There is not a day that has passed for many centuries now without the sun seeing scattered over all the seas groups of British men whose material and moral existence is conditioned by their loyalty to each other and their faithful devotion to a ship.

Each age has sent its contingent, not of sons (for the great mass of seamen have always been a childless lot) but of loyal and obscure successors taking up the modest but spiritual inheritance of a hard life and simple duties; of duties so simple that nothing ever could shake the traditional attitude born from the physical conditions of the service. It was always the ship, bound on any possible errand in the service of the nation, that has been the stage for the exercise of seamen's primitive virtues. The dimness of great distances and the obscurity of lives protected them from the nation's admiring gaze. Those scattered distant ships' companies seemed to the eyes of the earth only one degree removed (on the right side, I suppose) from the other strange monsters of the deep. If spoken of at all they were spoken of in tones of half-contemptuous indulgence. A good many years ago it was my lot to write about one of those ships' companies on a certain sea, under certain circumstances, in a book of no particular length.

That small group of men whom I tried to limn with loving care, but sparing none of their weaknesses, was characterised by a friendly reviewer as a lot of engaging ruffians.

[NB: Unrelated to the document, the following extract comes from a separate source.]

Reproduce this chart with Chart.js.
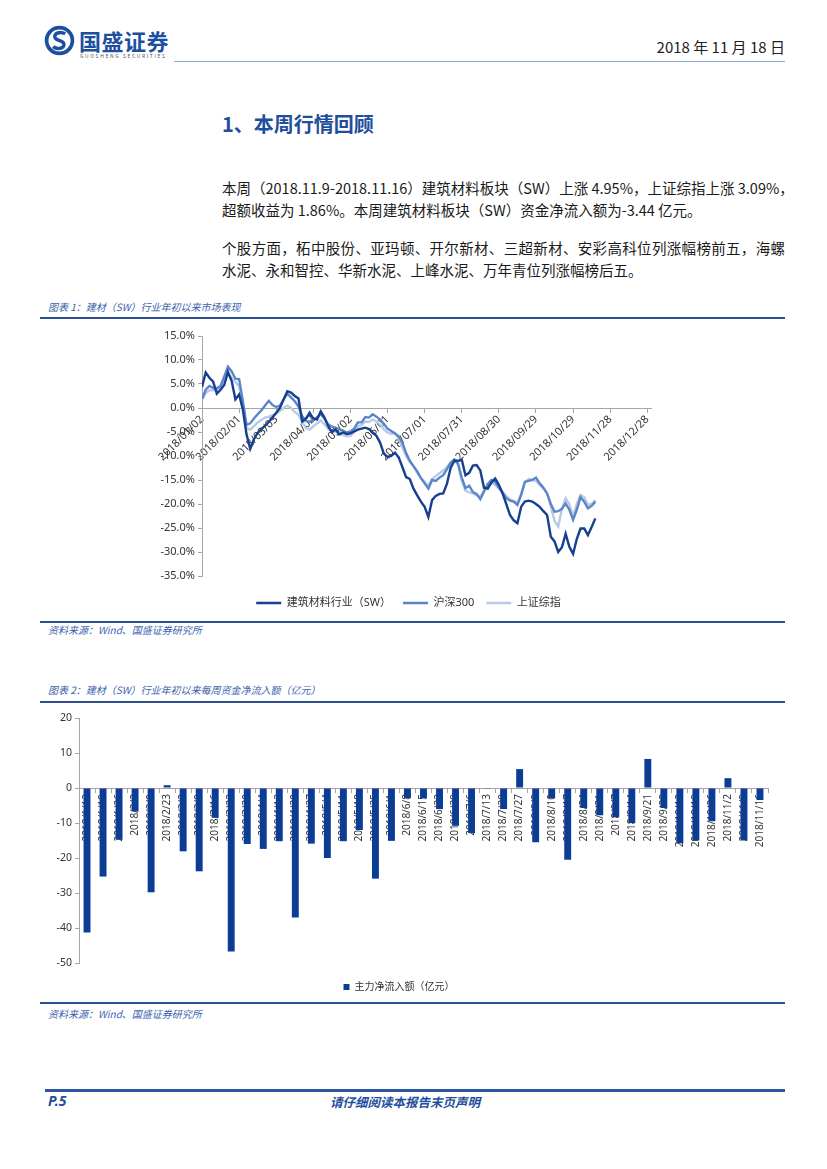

This gave me some food for thought. Was it, then, in that guise that they appeared through the mists of the sea, distant, perplexed, and simple-minded? And what on earth is an "engaging ruffian"? He must be a creature of literary imagination, I thought, for the two words don't match in my personal experience. It has happened to me to meet a few ruffians here and there, but I never found one of them "engaging." I consoled myself, however, by the reflection that the friendly reviewer must have been talking like a parrot, which so often seems to understand what it says.

Yes, in the mists of the sea, and in their remoteness from the rest of the race, the shapes of those men appeared distorted, uncouth and faint - so faint as to be almost invisible. It needed the lurid light of the engines of war to bring them out into full view, very simple, without worldly graces, organised now into a body of workers by the genius of one of themselves, who gave them a place and a voice in the social scheme; but in the main still apart in their homeless, childless generations, scattered in loyal groups over all the seas, giving faithful care to their ships and serving the nation, which, since they are seamen, can give them no reward but the supreme "Well Done."